13.1.2 Agrees to pay the relevant telephone company such charges as may be required for the connection of the System to the telephone network and for any subsequent maintenance charges.
13.1.3 Shall not allow any person to have access to the System during the Warranty or Maintenance period other than an authorised representative of the Company.
13.1.4 Shall notify the Company forthwith (confirming such notice in writing) of any defect appearing in the System and shall permit the Company to take such steps as it shall consider necessary to remedy such defect. If in the Company's opinion to remedy the defect superior or additional equipment is required then the Customer is responsible for any additional charges resulting to this equipment.
13.1.5 Shall pay for any service charges that arise for the repair or replacement of any part of the System not covered by Warranty as set out in clauses (9) and (14) respectively, including repair/replacement of existing cables when fitting new/replacement control equipment where a compatibility issue arises.
13.1.6 Shall be responsible for the provision of a suitable electrical supply and any connection equipment required to power the System. Where the Company has included for the supply of connection equipment (e.g. a fused spur) and it is subsequently decided that in the opinion of the Company the supply is unsafe, inadequate or beyond the training of the Company's employees to work upon, then the Customer is responsible for the costs of an additional equipment or services required to provide a safe supply.
13.1.7 Shall provide without charge such electric power, heating, lighting and other services as may be necessary for the installation of the System or delivery of the Goods. This includes access equipment and any specialist or safety equipment relating to the Customer's premises or operation.
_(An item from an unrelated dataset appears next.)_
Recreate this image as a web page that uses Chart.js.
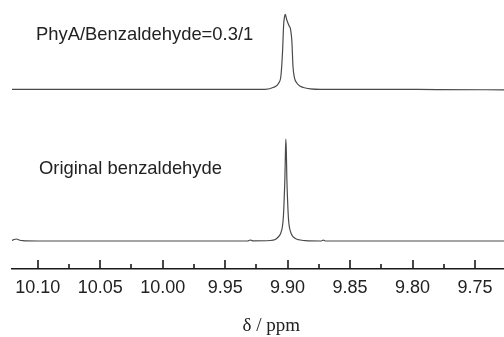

13.1.8 Do all work consequential upon the installation of the System including any redecoration or reinstatement of the Customer's premises or fittings. 
13.1.9 Give written notice to the Company of any proposals for alteration to the structure of the Customer's premises or the telephone installation which may affect the System.
13.2 The Company undertakes that: The installation, commissioning and maintenance of the Alarm System will be in accordance with the relevant current British Standards and an NSI Certificate of Compliance will be issued upon the satisfactory completion of the Alarm System as laid down by NSI (where applicable).
The System is covered by the Warranty for the period detailed in clause (9) after which the Company, at its discretion and at an additional cost, offers the option of Maintenance. In the event that a Maintenance agreement is entered into the following terms will apply:
14.1 The Maintenance Service will be provided by the Company in accordance with the requirements of NSI/ and/or British Standards. This Maintenance Service includes the cost of the preventative maintenance visits (as stated in the contract) which are normally required annually for audible Systems and biannually for Systems with Central Station Monitoring (one of which may be carried out remotely). It also includes the provision of a 24 hour call-out service but does not include the cost of any Goods or Services.
14.2 The Maintenance Service runs for a minimum period of three years for remote signalling systems and one year for all other systems from the date specified by the Company and is ongoing thereafter until terminated in writing by either party.  No refunds are given for any pre-paid third party charges.
14.6 The Company may terminate the Maintenance Agreement  or Monitoring facility in the event of any breach of the terms hereof by the Customer and in the event of any payment hereunder being unpaid for 28 days.